Perspectives Online

Four CALS professors named AAAS Fellows

Four faculty members from the College of Agriculture and Life Sciences are among seven N.C. State University scientists to have been elected Fellows of the American Association for the Advancement of Science (AAAS).

Dr. Robert R.H. Anholt, professor of zoology and genetics; Dr. Gregory Gibson, William Neal Reynolds Distinguished Professor of Genetics; and Dr. Coby Schal, Blanton J. Whitmire Professor of Entomology; and Dr. Marie Davidian, William Neal Reynolds Professor of Statistics, all of CALS, were elected along with Dr. Vincent L. Chiang, professor of plant biochemistry ; Dr. Joseph DeSimone, Kenan Distinguished Professor of Chemistry and Chemical Engineering; and Dr. Robert M. Kelly, Alcoa Professor of Chemical and Biomolecular Engineering. They are among 449 scientists to be honored by AAAS.

From top to bottom: Gregory Gibson, Robert Anholt, Coby Schal, Marie Davidian.
The director of N.C. State's W.M. Keck Center for Behavioral Biology, Anholt uses Drosophila melanogaster, the fruit fly, as a model to study the genetic architecture of behavior and the genetics of human diseases. He also uses zebra-fish and mice as models to investigate the functions of olfactomedins - a group of extracellular and membrane-associated proteins - on development of the nervous system.

Gibson was selected for important contributions to the understanding of evolutionary genetics and genomics, especially evolution of gene expression patterns.

Gibson's work on quantitative genetics of development and behavior explores interesting sets of genes and their association with candidate traits. It emphasizes the role of environmental and background genetic influences on behavior and is designed to provide a model system for the genetic dissection of complex multifactorial diseases. His quantitative gene expression profiling work partitions out the effects of factors like sex, genotype, environmental treatment and tissue-type on gene expression.
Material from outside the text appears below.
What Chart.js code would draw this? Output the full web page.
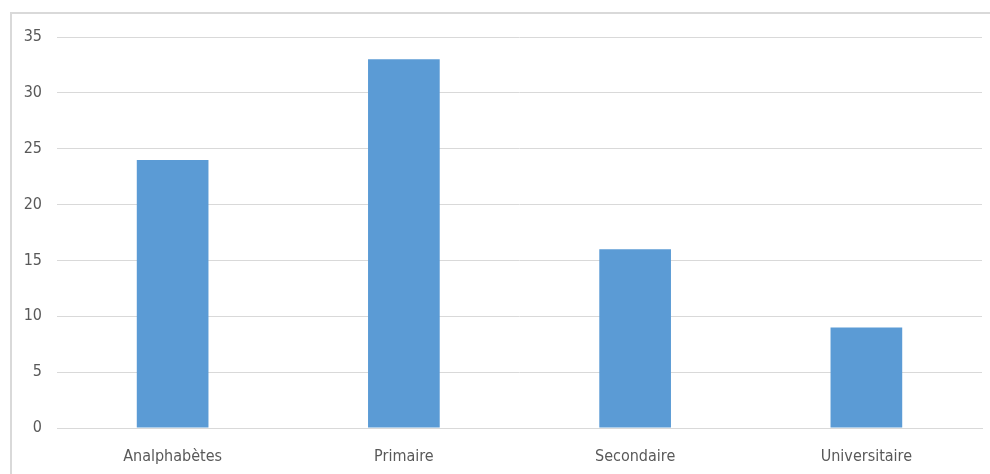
<!DOCTYPE html>
<html>
<head>
<meta charset="utf-8">
<script src="https://cdn.jsdelivr.net/npm/chart.js@4"></script>
<style>
  html, body { margin: 0; padding: 0; background: #fff; overflow: hidden; }
  #frame { position: absolute; left: 10px; top: 12px; width: 1100px; height: 600px; border: 2px solid #d9d9d9; }
  #wrap { position: absolute; left: 0; top: 0; width: 990px; height: 474px; }
</style>
</head>
<body>
<div id="frame"></div>
<div id="wrap"><canvas id="levelChart"></canvas></div>
<script>
// Niveau d'instruction: bar chart
const categories = ['Analphabètes', 'Primaire', 'Secondaire', 'Universitaire'];
const values = [24, 33, 16, 9];
const yTicks = [0, 5, 10, 15, 20, 25, 30, 35];

const font = { family: "'Liberation Sans Narrow', 'DejaVu Sans Condensed', 'Noto Sans', sans-serif", size: 16 };

new Chart(document.getElementById('levelChart'), {
  type: 'bar',
  data: {
    labels: categories,
    datasets: [{ data: values, backgroundColor: '#5b9bd5', borderWidth: 0, categoryPercentage: 1, barPercentage: 0.31 }]
  },
  options: {
    responsive: true,
    maintainAspectRatio: false,
    animation: false,
    layout: { padding: { top: 37, right: 8, left: 0, bottom: 0 } },
    plugins: { legend: { display: false }, tooltip: { enabled: false } },
    scales: {
      x: {
        grid: { display: false },
        border: { color: '#d9d9d9', width: 1 },
        ticks: { color: '#595959', font: font, padding: 11 },
        afterFit: s => { s.height = 46; }
      },
      y: {
        min: 0,
        max: 35,
        afterBuildTicks: s => { s.ticks = yTicks.map(v => ({ value: v })); },
        grid: { color: '#d9d9d9', drawTicks: false },
        border: { display: false },
        ticks: { color: '#595959', font: font, padding: 15 },
        afterFit: s => { s.width = 57; }
      }
    }
  }
});
</script>
</body>
</html>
Schal was selected for distinguished contributions to the advancement of science and their application to agriculture, applying fundamental discoveries in lipid physiology and biochemistry to control of insects. He was also cited for many distinguished contributions to the understanding of many aspects of insect physiology and behavior, particularly through the study of cockroaches.

In recent years, Schal and academic colleagues described the chemical composition of sex pheromone in German cockroaches, a finding that could lead to more efficient pest-control traps, baits and sprays. He also was part of a team that discovered that interference in moth pheromone communication between closely related species could be a strong enough selection force to alter those signals.
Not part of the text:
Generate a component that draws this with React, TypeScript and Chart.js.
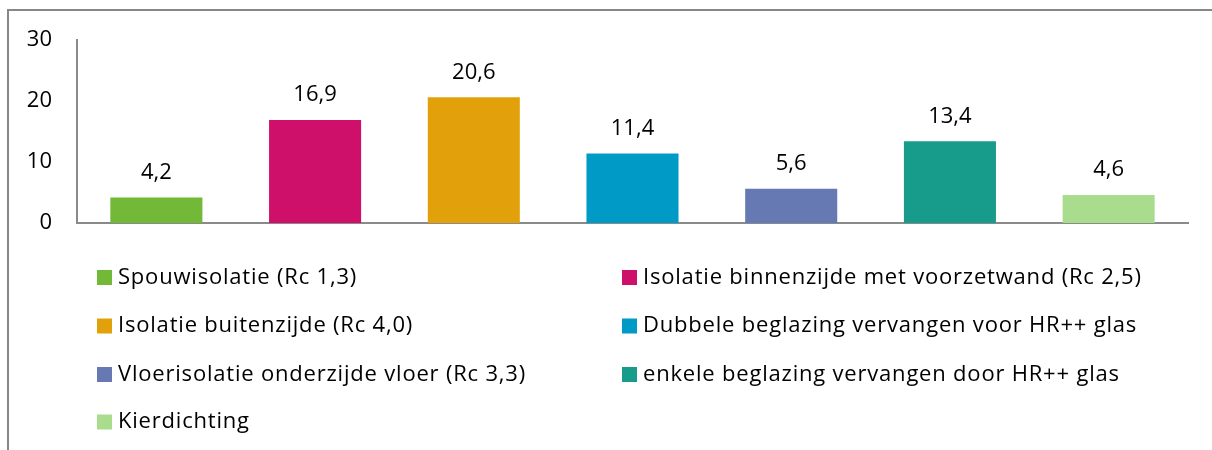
import React, { useEffect, useRef } from "react";
import { Chart, registerables } from "chart.js";

Chart.register(...registerables);

const categories = [
  "Spouwisolatie (Rc 1,3)",
  "Isolatie binnenzijde met voorzetwand (Rc 2,5)",
  "Isolatie buitenzijde (Rc 4,0)",
  "Dubbele beglazing vervangen voor HR++ glas",
  "Vloerisolatie onderzijde vloer (Rc 3,3)",
  "enkele beglazing vervangen door HR++ glas",
  "Kierdichting",
];
const values = [4.2, 16.9, 20.6, 11.4, 5.6, 13.4, 4.6];
const colors = ["#71B937", "#CF106B", "#E2A10A", "#009AC7", "#6679B2", "#179C8B", "#A9DC8D"];
const yTicks = [0, 10, 20, 30];

const FONT = "'Open Sans', sans-serif";
const FSIZE = 22;

const labelPlugin = {
  id: "valueLabels",
  afterDatasetsDraw(chart: any) {
    const ctx = chart.ctx;
    const meta = chart.getDatasetMeta(0);
    ctx.save();
    ctx.font = `${FSIZE}px ${FONT}`;
    ctx.fillStyle = "#000";
    ctx.textAlign = "center";
    ctx.textBaseline = "middle";
    meta.data.forEach((bar: any, i: number) => {
      const v = chart.data.datasets[0].data[i];
      ctx.fillText(String(v).replace(".", ","), bar.x, bar.y - 25);
    });
    ctx.restore();
  },
};

const legendPlugin = {
  id: "twoColLegend",
  afterDraw(chart: any) {
    const ctx = chart.ctx;
    const labels = chart.data.labels;
    const bg = chart.data.datasets[0].backgroundColor;
    const colX = [97, 622];
    const rowY = [277.5, 326, 374.5, 422];
    ctx.save();
    ctx.font = `${FSIZE}px ${FONT}`;
    try {
      (ctx as any).letterSpacing = "0.8px";
    } catch (e) {}
    ctx.textBaseline = "middle";
    ctx.textAlign = "left";
    labels.forEach((lab: string, i: number) => {
      const c = i % 2;
      const r = Math.floor(i / 2);
      const x = colX[c];
      const y = rowY[r];
      ctx.fillStyle = bg[i];
      ctx.fillRect(x, y - 7.5, 15, 15);
      ctx.fillStyle = "#000";
      ctx.fillText(lab, x + 21, y);
    });
    ctx.restore();
  },
};

export default function App() {
  const ref = useRef<HTMLCanvasElement>(null);
  useEffect(() => {
    const chart = new Chart(ref.current!, {
      type: "bar",
      data: {
        labels: categories,
        datasets: [
          {
            data: values,
            backgroundColor: colors,
            categoryPercentage: 1,
            barPercentage: 0.58,
          },
        ],
      },
      options: {
        animation: false,
        responsive: false,
        layout: { padding: { left: 0, top: 40, right: 24, bottom: 227 } },
        plugins: { legend: { display: false }, tooltip: { enabled: false } },
        scales: {
          x: {
            ticks: { display: false },
            grid: { display: false, drawTicks: false },
            border: { display: true, color: "#8a8a8a", width: 2 },
            afterFit: (s: any) => {
              s.height = 0;
            },
          },
          y: {
            min: 0,
            max: 30,
            afterBuildTicks: (s: any) => {
              s.ticks = yTicks.map((v) => ({ value: v }));
            },
            ticks: {
              padding: 25,
              color: "#000",
              font: { size: FSIZE, family: FONT },
            },
            grid: { display: false, drawTicks: false },
            border: { display: true, color: "#8a8a8a", width: 2 },
            afterFit: (s: any) => {
              s.width = 77;
            },
          },
        },
      },
      plugins: [labelPlugin, legendPlugin],
    });
    return () => chart.destroy();
  }, []);
  return (
    <div style={{ position: "fixed", left: 0, top: 0, width: 1212, height: 450, background: "#fff" }}>
      <div
        style={{
          position: "absolute",
          left: 7,
          top: 9,
          right: 0,
          bottom: 0,
          borderLeft: "2px solid #878787",
          borderTop: "2px solid #878787",
        }}
      />
      <canvas ref={ref} width={1212} height={450} style={{ position: "absolute", left: 0, top: 0 }} />
    </div>
  );
}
Davidian was selected for her outstanding contributions to statistical methodology and applications, excellence as a teacher and mentor, and editorial and professional leadership of statistical societies.

Davidian's research in the field of biostatistics has led her to develop statistical methods for the analysis of data from clinical trials and epidemiological investigations studying treatments for cancer, HIV, and cardiovascular diseases. She is closely involved with biostatistical training programs for both undergraduate and graduate students. Most recently, Davidian was part of a team that received a $3.5 million grant from the National Institute of Allergy and Infectious Disease to develop mathematical and statistical models that will help physicians design new treatment strategies for HIV-infected patients.

The seven N.C. State faculty members were recognized at the AAAS annual meeting in San Francisco in February 2007.